*Task directions*
Leave out the pictures and repeat the rest of the material exactly.

[Start Data block]

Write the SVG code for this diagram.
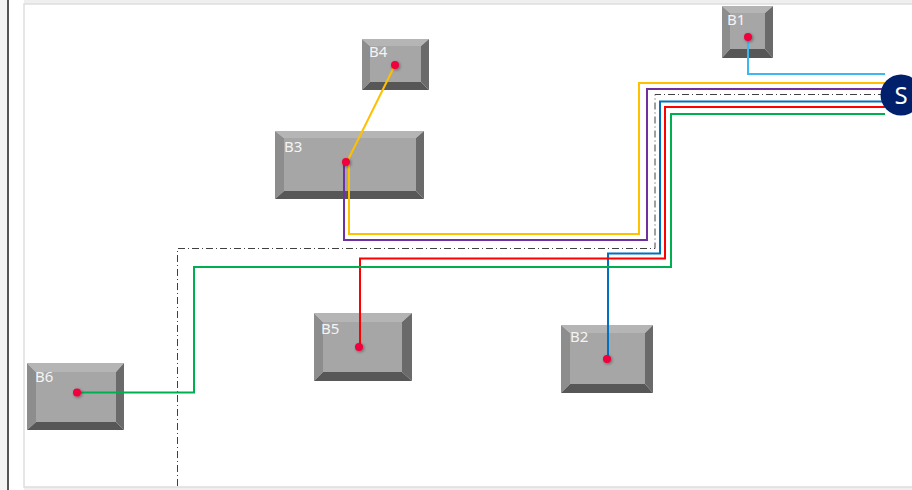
<svg xmlns="http://www.w3.org/2000/svg" width="912" height="490" viewBox="0 0 912 490">
<defs>
<style>
.lbl{font-family:"Noto Sans","Open Sans",sans-serif;font-size:15px;fill:#f4f4f4}
.t{fill:#b5b5b5}.l{fill:#8d8d8d}.r{fill:#6a6a6a}.b{fill:#575757}.f{fill:#a6a6a6}
.dot{fill:#f0003c}
.c{fill:none;stroke-width:2;stroke-linejoin:miter}
</style>
<filter id="sh" x="-1" y="-1" width="3" height="3"><feGaussianBlur in="SourceAlpha" stdDeviation="1.5"/><feOffset dx="1" dy="1"/><feComponentTransfer><feFuncA type="linear" slope="0.4"/></feComponentTransfer><feMerge><feMergeNode/><feMergeNode in="SourceGraphic"/></feMerge></filter>
</defs>
<rect width="912" height="490" fill="#efefef"/>
<rect x="0" y="0" width="7" height="490" fill="#f3f3f3"/>
<rect x="7" y="0" width="2" height="490" fill="#555"/>
<rect x="9" y="0" width="15" height="490" fill="#fff"/>
<rect x="24" y="4" width="890" height="483" fill="#fff" stroke="#dedede" stroke-width="1.5"/>

<g id="B1">
<polygon class="t" points="722,6 773,6 765,13 730,13"/>
<polygon class="l" points="722,6 730,13 730,49 722,58"/>
<polygon class="r" points="773,6 773,58 765,49 765,13"/>
<polygon class="b" points="722,58 730,49 765,49 773,58"/>
<rect class="f" x="730" y="13" width="35" height="36"/>
<text class="lbl" x="727" y="25">B1</text>
</g>

<g id="B4">
<polygon class="t" points="362,39 429,39 421,46 370,46"/>
<polygon class="l" points="362,39 370,46 370,82 362,90"/>
<polygon class="r" points="429,39 429,90 421,82 421,46"/>
<polygon class="b" points="362,90 370,82 421,82 429,90"/>
<rect class="f" x="370" y="46" width="51" height="36"/>
<text class="lbl" x="369" y="57">B4</text>
</g>

<g id="B3">
<polygon class="t" points="275,131 424,131 416,138 284,138"/>
<polygon class="l" points="275,131 284,138 284,191 275,199"/>
<polygon class="r" points="424,131 424,199 416,191 416,138"/>
<polygon class="b" points="275,199 284,191 416,191 424,199"/>
<rect class="f" x="284" y="138" width="132" height="53"/>
<text class="lbl" x="284" y="152">B3</text>
</g>

<g id="B5">
<polygon class="t" points="314,313 412,313 402,322 323,322"/>
<polygon class="l" points="314,313 323,322 323,372 314,381"/>
<polygon class="r" points="412,313 412,381 402,372 402,322"/>
<polygon class="b" points="314,381 323,372 402,372 412,381"/>
<rect class="f" x="323" y="322" width="79" height="50"/>
<text class="lbl" x="321" y="334">B5</text>
</g>

<g id="B2">
<polygon class="t" points="561,325 653,325 645,333 570,333"/>
<polygon class="l" points="561,325 570,333 570,384 561,393"/>
<polygon class="r" points="653,325 653,393 645,384 645,333"/>
<polygon class="b" points="561,393 570,384 645,384 653,393"/>
<rect class="f" x="570" y="333" width="75" height="51"/>
<text class="lbl" x="570" y="342">B2</text>
</g>

<g id="B6">
<polygon class="t" points="27,363 124,363 116,372 36,372"/>
<polygon class="l" points="27,363 36,372 36,422 27,430"/>
<polygon class="r" points="124,363 124,430 116,422 116,372"/>
<polygon class="b" points="27,430 36,422 116,422 124,430"/>
<rect class="f" x="36" y="372" width="80" height="50"/>
<text class="lbl" x="35" y="382">B6</text>
</g>

<g id="connectors">
<path class="c" d="M748,37 V74 H885" stroke="#3cb7ef" stroke-width="1.2"/>
<path class="c" d="M395,65 L349,158 V234 H639 V83 H885" stroke="#ffc000"/>
<path class="c" d="M345,162 H344 V240 H647 V89 H885" stroke="#7030a0"/>
<path d="M885,94.5 H655 V248.5 H177.5 V487" fill="none" stroke="#404040" stroke-width="1" stroke-dasharray="7 3 1 3"/>
<path class="c" d="M885,101.5 H660 V253.5 H608 V359" stroke="#0070c0"/>
<path class="c" d="M885,107 H665 V258.5 H360 V347" stroke="#ff0000"/>
<path class="c" d="M885,114 H671 V267 H194 V392.5 H77" stroke="#00b050"/>
</g>

<g id="ports">
<circle class="dot" cx="748" cy="37" r="4" filter="url(#sh)"/>
<circle class="dot" cx="395" cy="65" r="4" filter="url(#sh)"/>
<circle class="dot" cx="346" cy="162" r="4" filter="url(#sh)"/>
<circle class="dot" cx="359" cy="347" r="4" filter="url(#sh)"/>
<circle class="dot" cx="607" cy="359" r="4" filter="url(#sh)"/>
<circle class="dot" cx="77" cy="392.5" r="4" filter="url(#sh)"/>
</g>

<g id="S">
<circle cx="901" cy="95" r="20.5" fill="#00206b"/>
<text x="901" y="103.5" text-anchor="middle" font-family="Noto Sans, Open Sans, sans-serif" font-size="24" fill="#fff">S</text>
</g>
</svg>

[End Data block]

*Correct output*
Write the SVG code for this diagram.
<svg xmlns="http://www.w3.org/2000/svg" width="912" height="490" viewBox="0 0 912 490">
<defs>
<style>
.lbl{font-family:"Noto Sans","Open Sans",sans-serif;font-size:15px;fill:#f4f4f4}
.t{fill:#b5b5b5}.l{fill:#8d8d8d}.r{fill:#6a6a6a}.b{fill:#575757}.f{fill:#a6a6a6}
.dot{fill:#f0003c}
.c{fill:none;stroke-width:2;stroke-linejoin:miter}
</style>
<filter id="sh" x="-1" y="-1" width="3" height="3"><feGaussianBlur in="SourceAlpha" stdDeviation="1.5"/><feOffset dx="1" dy="1"/><feComponentTransfer><feFuncA type="linear" slope="0.4"/></feComponentTransfer><feMerge><feMergeNode/><feMergeNode in="SourceGraphic"/></feMerge></filter>
</defs>
<rect width="912" height="490" fill="#efefef"/>
<rect x="0" y="0" width="7" height="490" fill="#f3f3f3"/>
<rect x="7" y="0" width="2" height="490" fill="#555"/>
<rect x="9" y="0" width="15" height="490" fill="#fff"/>
<rect x="24" y="4" width="890" height="483" fill="#fff" stroke="#dedede" stroke-width="1.5"/>

<g id="B1">
<polygon class="t" points="722,6 773,6 765,13 730,13"/>
<polygon class="l" points="722,6 730,13 730,49 722,58"/>
<polygon class="r" points="773,6 773,58 765,49 765,13"/>
<polygon class="b" points="722,58 730,49 765,49 773,58"/>
<rect class="f" x="730" y="13" width="35" height="36"/>
<text class="lbl" x="727" y="25">B1</text>
</g>

<g id="B4">
<polygon class="t" points="362,39 429,39 421,46 370,46"/>
<polygon class="l" points="362,39 370,46 370,82 362,90"/>
<polygon class="r" points="429,39 429,90 421,82 421,46"/>
<polygon class="b" points="362,90 370,82 421,82 429,90"/>
<rect class="f" x="370" y="46" width="51" height="36"/>
<text class="lbl" x="369" y="57">B4</text>
</g>

<g id="B3">
<polygon class="t" points="275,131 424,131 416,138 284,138"/>
<polygon class="l" points="275,131 284,138 284,191 275,199"/>
<polygon class="r" points="424,131 424,199 416,191 416,138"/>
<polygon class="b" points="275,199 284,191 416,191 424,199"/>
<rect class="f" x="284" y="138" width="132" height="53"/>
<text class="lbl" x="284" y="152">B3</text>
</g>

<g id="B5">
<polygon class="t" points="314,313 412,313 402,322 323,322"/>
<polygon class="l" points="314,313 323,322 323,372 314,381"/>
<polygon class="r" points="412,313 412,381 402,372 402,322"/>
<polygon class="b" points="314,381 323,372 402,372 412,381"/>
<rect class="f" x="323" y="322" width="79" height="50"/>
<text class="lbl" x="321" y="334">B5</text>
</g>

<g id="B2">
<polygon class="t" points="561,325 653,325 645,333 570,333"/>
<polygon class="l" points="561,325 570,333 570,384 561,393"/>
<polygon class="r" points="653,325 653,393 645,384 645,333"/>
<polygon class="b" points="561,393 570,384 645,384 653,393"/>
<rect class="f" x="570" y="333" width="75" height="51"/>
<text class="lbl" x="570" y="342">B2</text>
</g>

<g id="B6">
<polygon class="t" points="27,363 124,363 116,372 36,372"/>
<polygon class="l" points="27,363 36,372 36,422 27,430"/>
<polygon class="r" points="124,363 124,430 116,422 116,372"/>
<polygon class="b" points="27,430 36,422 116,422 124,430"/>
<rect class="f" x="36" y="372" width="80" height="50"/>
<text class="lbl" x="35" y="382">B6</text>
</g>

<g id="connectors">
<path class="c" d="M748,37 V74 H885" stroke="#3cb7ef" stroke-width="1.2"/>
<path class="c" d="M395,65 L349,158 V234 H639 V83 H885" stroke="#ffc000"/>
<path class="c" d="M345,162 H344 V240 H647 V89 H885" stroke="#7030a0"/>
<path d="M885,94.5 H655 V248.5 H177.5 V487" fill="none" stroke="#404040" stroke-width="1" stroke-dasharray="7 3 1 3"/>
<path class="c" d="M885,101.5 H660 V253.5 H608 V359" stroke="#0070c0"/>
<path class="c" d="M885,107 H665 V258.5 H360 V347" stroke="#ff0000"/>
<path class="c" d="M885,114 H671 V267 H194 V392.5 H77" stroke="#00b050"/>
</g>

<g id="ports">
<circle class="dot" cx="748" cy="37" r="4" filter="url(#sh)"/>
<circle class="dot" cx="395" cy="65" r="4" filter="url(#sh)"/>
<circle class="dot" cx="346" cy="162" r="4" filter="url(#sh)"/>
<circle class="dot" cx="359" cy="347" r="4" filter="url(#sh)"/>
<circle class="dot" cx="607" cy="359" r="4" filter="url(#sh)"/>
<circle class="dot" cx="77" cy="392.5" r="4" filter="url(#sh)"/>
</g>

<g id="S">
<circle cx="901" cy="95" r="20.5" fill="#00206b"/>
<text x="901" y="103.5" text-anchor="middle" font-family="Noto Sans, Open Sans, sans-serif" font-size="24" fill="#fff">S</text>
</g>
</svg>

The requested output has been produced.